-- Provided information start --
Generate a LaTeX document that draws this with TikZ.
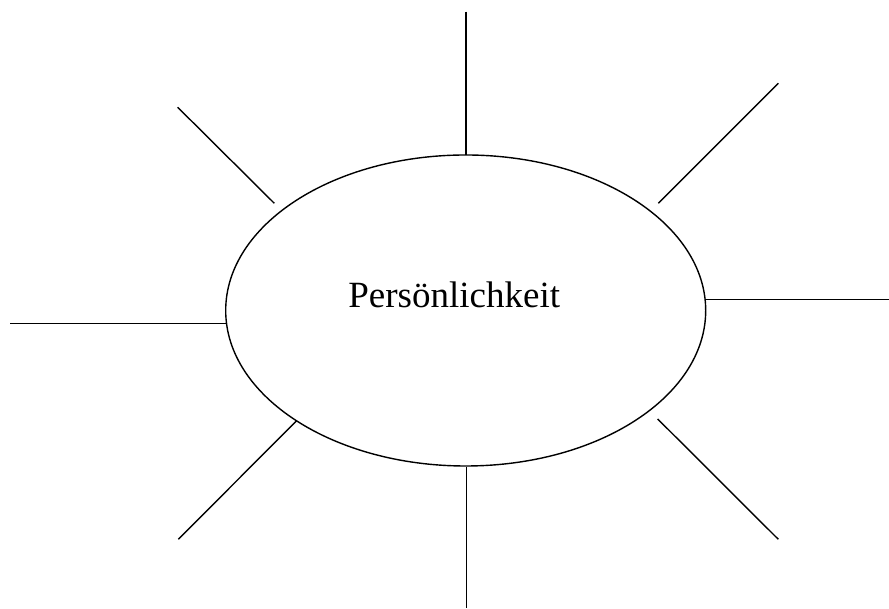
\documentclass[tikz,border=0pt]{standalone}
\usepackage{fontspec}
\setmainfont{Liberation Serif}
\usetikzlibrary{shapes.geometric}
\begin{document}
\begin{tikzpicture}[x=1pt,y=1pt,
  ray/.style={draw=black,line width=1.4pt},
  oval/.style={ellipse,draw=black,line width=1.4pt,minimum width=480pt,minimum height=311pt,inner sep=0pt}]
\useasboundingbox (0,0) rectangle (889,609);
\node[oval] (e) at (465.7,298.5) {};
\node[anchor=base,font=\fontsize{37}{41}\selectfont,inner sep=0pt] (t) at (454.2,301.3) {Persönlichkeit};
% ray end points
\coordinate (topA) at (466,597.3);   \coordinate (topB) at (466,454);
\coordinate (botA) at (466.5,142);   \coordinate (botB) at (466.5,1);
\coordinate (lefA) at (10,285.7);    \coordinate (lefB) at (226.5,285.7);
\coordinate (rigA) at (705.1,309.7); \coordinate (rigB) at (889,309.7);
\coordinate (ulA) at (177.7,501.7);  \coordinate (ulB) at (274.3,405.7);
\coordinate (urA) at (778.3,525.7);  \coordinate (urB) at (658.3,405.7);
\coordinate (llA) at (296.7,188.3);  \coordinate (llB) at (178.3,69.7);
\coordinate (lrA) at (657.7,190);    \coordinate (lrB) at (778.3,69.7);
\draw[ray] (topA) -- (topB);
\draw[ray] (botA) -- (botB);
\draw[ray] (lefA) -- (lefB);
\draw[ray] (rigA) -- (rigB);
\draw[ray] (ulA) -- (ulB);
\draw[ray] (urA) -- (urB);
\draw[ray] (llA) -- (llB);
\draw[ray] (lrA) -- (lrB);
\end{tikzpicture}
\end{document}
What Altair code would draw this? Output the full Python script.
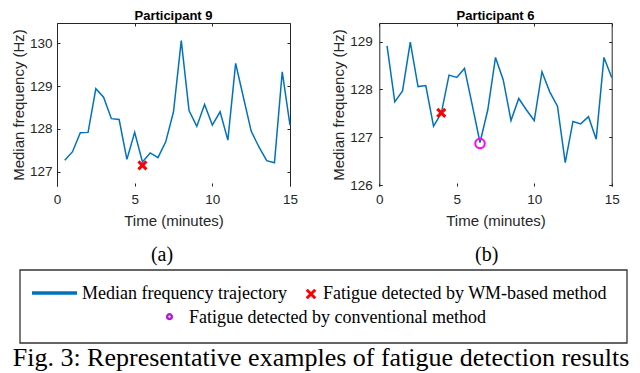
import altair as alt
import pandas as pd

# ---------------- data ----------------
time_min = [0.5, 1.0, 1.5, 2.0, 2.5, 3.0, 3.5, 4.0, 4.5, 5.0,
            5.5, 6.0, 6.5, 7.0, 7.5, 8.0, 8.5, 9.0, 9.5, 10.0,
            10.5, 11.0, 11.5, 12.0, 12.5, 13.0, 13.5, 14.0, 14.5, 15.0]
p9_freq = [127.27, 127.47, 127.91, 127.92, 128.94, 128.74, 128.24, 128.22, 127.29, 127.92,
           127.23, 127.44, 127.33, 127.70, 128.40, 130.06, 128.43, 128.06, 128.57, 128.09,
           128.40, 127.74, 129.53, 128.74, 127.95, 127.58, 127.26, 127.21, 129.33, 128.09]
p6_freq = [128.91, 127.74, 127.97, 128.99, 128.06, 128.08, 127.23, 127.50, 128.30, 128.25,
           128.44, 127.67, 126.89, 127.57, 128.67, 128.20, 127.35, 127.81, 127.57, 127.35,
           128.37, 127.95, 127.65, 126.47, 127.33, 127.28, 127.43, 126.96, 128.67, 128.25]

p9_wm_t, p9_wm_f = [5.5], [127.15]
p6_wm_t, p6_wm_f = [4.0], [127.51]
p6_conv_t, p6_conv_f = [6.5], [126.87]

x_ticks = [0, 5, 10, 15]
x_domain = [0, 15]
p9_yticks = [127, 128, 129, 130]
p9_ydomain = [126.67, 130.47]
p6_yticks = [126, 127, 128, 129]
p6_ydomain = [125.98, 129.39]

panel_titles = ["Participant 9", "Participant 6"]
sub_captions = ["(a)", "(b)"]
x_title = "Time (minutes)"
y_title = "Median frequency (Hz)"
legend_labels = ["Median frequency trajectory",
                 "Fatigue detected by WM-based method",
                 "Fatigue detected by conventional method"]
caption = "Fig. 3: Representative examples of fatigue detection results"

# ---------------- layout (chart pixels) ----------------
W, H = 624, 365
LINE_C = "#0072BD"
AX_C = "#262626"
X_PATH = "M-1,-1L1,1M-1,1L1,-1"
SANS = "Liberation Sans"
SERIF = "Liberation Serif"

one = pd.DataFrame({"d": [0]})


def panel(t, f, yticks, ydom, x0, x1, y0, y1, lab_pad, ttl_pad, markers):
    df = pd.DataFrame({"t": t, "f": f})
    xs = alt.Scale(domain=x_domain, range=[x0, x1], nice=False, zero=False)
    ys = alt.Scale(domain=ydom, range=[y0, y1], nice=False, zero=False)
    layers = []
    layers.append(
        alt.Chart(df).mark_line(color=LINE_C, strokeWidth=1.5).encode(
            x=alt.X("t:Q", scale=xs, axis=alt.Axis(
                orient="bottom", offset=y0 - H, values=x_ticks, domain=False,
                ticks=False, tickSize=0, labelPadding=6, labelFlush=False,
                title=x_title, titlePadding=8)),
            y=alt.Y("f:Q", scale=ys, axis=alt.Axis(
                orient="left", offset=-x0, values=yticks, domain=True,
                ticks=False, tickSize=0, labelPadding=lab_pad, labelFlush=False,
                title=y_title, titlePadding=ttl_pad)),
        )
    )
    # box: top and right edges with inward ticks
    layers.append(
        alt.Chart(df).mark_point(opacity=0).encode(
            x=alt.X("t:Q", scale=xs, axis=alt.Axis(
                orient="bottom", offset=y1 - H, values=x_ticks, domain=True,
                ticks=True, tickSize=3, labels=False, title=None)),
            y=alt.Y("f:Q", scale=ys, axis=alt.Axis(
                orient="left", offset=-x1, values=yticks, domain=True,
                ticks=True, tickSize=3, labels=False, title=None)),
        )
    )
    # inward ticks on bottom and left edges
    layers.append(
        alt.Chart(df).mark_point(opacity=0).encode(
            x=alt.X("t:Q", scale=xs, axis=alt.Axis(
                orient="top", offset=-y0, values=x_ticks, domain=False,
                ticks=True, tickSize=3, labels=False, title=None)),
            y=alt.Y("f:Q", scale=ys, axis=alt.Axis(
                orient="right", offset=x0 - W, values=yticks, domain=False,
                ticks=True, tickSize=3, labels=False, title=None)),
        )
    )
    for (mt, mf, kind) in markers:
        mdf = pd.DataFrame({"t": mt, "f": mf})
        if kind == "x":
            mk = alt.Chart(mdf).mark_point(shape=X_PATH, filled=False, color="#FF0000",
                                           strokeWidth=3, size=64, opacity=1)
        else:
            mk = alt.Chart(mdf).mark_point(shape="circle", filled=False, color="#FF00FF",
                                           strokeWidth=2, size=90, opacity=1)
        layers.append(mk.encode(
            x=alt.X("t:Q", scale=xs, axis=None),
            y=alt.Y("f:Q", scale=ys, axis=None)))
    return layers


layers = []
layers += panel(time_min, p9_freq, p9_yticks, p9_ydomain, 49, 282, 178, 15, 5, 3,
                [(p9_wm_t, p9_wm_f, "x")])
layers += panel(time_min, p6_freq, p6_yticks, p6_ydomain, 371.3, 603.7, 178, 15, 7, 3,
                [(p6_wm_t, p6_wm_f, "x"), (p6_conv_t, p6_conv_f, "o")])


def text(s, x, y, font, size, align="center", weight="normal", color="#000000"):
    return alt.Chart(one).mark_text(text=s, font=font, fontSize=size, align=align,
                                    baseline="alphabetic", fontWeight=weight,
                                    color=color).encode(x=alt.value(x), y=alt.value(y))


# panel titles
layers.append(text(panel_titles[0], 165.5, 12, SANS, 13, weight="bold"))
layers.append(text(panel_titles[1], 487.5, 12, SANS, 13, weight="bold"))
# sub captions
layers.append(text(sub_captions[0], 154, 253, SERIF, 20))
layers.append(text(sub_captions[1], 478.7, 253, SERIF, 20))

# legend box
layers.append(alt.Chart(one).mark_rect(fillOpacity=0, stroke="#333333", strokeWidth=1.3).encode(
    x=alt.value(12), x2=alt.value(619), y=alt.value(262), y2=alt.value(335)))
layers.append(alt.Chart(one).mark_rule(color=LINE_C, strokeWidth=3.3).encode(
    x=alt.value(24), x2=alt.value(69), y=alt.value(285)))
layers.append(alt.Chart(one).mark_point(shape=X_PATH, filled=False, color="#FF0000",
                                        strokeWidth=3, size=72, opacity=1).encode(
    x=alt.value(303), y=alt.value(286)))
layers.append(alt.Chart(one).mark_point(shape="circle", filled=False, color="#B31BD1",
                                        strokeWidth=2.5, size=22, opacity=1).encode(
    x=alt.value(161.5), y=alt.value(308.7)))
layers.append(text(legend_labels[0], 74, 291, SERIF, 18, align="left"))
layers.append(text(legend_labels[1], 315, 291, SERIF, 18, align="left"))
layers.append(text(legend_labels[2], 181, 314.7, SERIF, 18, align="left"))

# figure caption
layers.append(text(caption, 313, 358, SERIF, 26))

chart = alt.layer(*layers).resolve_scale(
    x="independent", y="independent"
).resolve_axis(
    x="independent", y="independent"
).properties(
    width=W, height=H, padding=0,
    autosize=alt.AutoSizeParams(type="none"),
).configure_view(
    stroke="transparent"
).configure_axis(
    grid=False,
    labelFont=SANS, titleFont=SANS,
    labelFontSize=13.5, titleFontSize=15,
    labelColor=AX_C, titleColor=AX_C,
    domainColor=AX_C, tickColor=AX_C,
    titleFontWeight="normal",
)

chart.save("out.html", embed_options={"renderer": "svg", "actions": False})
-- Provided information end --
— Task objective —
In the listing above, find the line containing "What Altair code" and the line containing "3: Representative examples", then output those two lines and everything between them exactly as written, without the images.

— Result below —
What Altair code would draw this? Output the full Python script.
import altair as alt
import pandas as pd

# ---------------- data ----------------
time_min = [0.5, 1.0, 1.5, 2.0, 2.5, 3.0, 3.5, 4.0, 4.5, 5.0,
            5.5, 6.0, 6.5, 7.0, 7.5, 8.0, 8.5, 9.0, 9.5, 10.0,
            10.5, 11.0, 11.5, 12.0, 12.5, 13.0, 13.5, 14.0, 14.5, 15.0]
p9_freq = [127.27, 127.47, 127.91, 127.92, 128.94, 128.74, 128.24, 128.22, 127.29, 127.92,
           127.23, 127.44, 127.33, 127.70, 128.40, 130.06, 128.43, 128.06, 128.57, 128.09,
           128.40, 127.74, 129.53, 128.74, 127.95, 127.58, 127.26, 127.21, 129.33, 128.09]
p6_freq = [128.91, 127.74, 127.97, 128.99, 128.06, 128.08, 127.23, 127.50, 128.30, 128.25,
           128.44, 127.67, 126.89, 127.57, 128.67, 128.20, 127.35, 127.81, 127.57, 127.35,
           128.37, 127.95, 127.65, 126.47, 127.33, 127.28, 127.43, 126.96, 128.67, 128.25]

p9_wm_t, p9_wm_f = [5.5], [127.15]
p6_wm_t, p6_wm_f = [4.0], [127.51]
p6_conv_t, p6_conv_f = [6.5], [126.87]

x_ticks = [0, 5, 10, 15]
x_domain = [0, 15]
p9_yticks = [127, 128, 129, 130]
p9_ydomain = [126.67, 130.47]
p6_yticks = [126, 127, 128, 129]
p6_ydomain = [125.98, 129.39]

panel_titles = ["Participant 9", "Participant 6"]
sub_captions = ["(a)", "(b)"]
x_title = "Time (minutes)"
y_title = "Median frequency (Hz)"
legend_labels = ["Median frequency trajectory",
                 "Fatigue detected by WM-based method",
                 "Fatigue detected by conventional method"]
caption = "Fig. 3: Representative examples of fatigue detection results"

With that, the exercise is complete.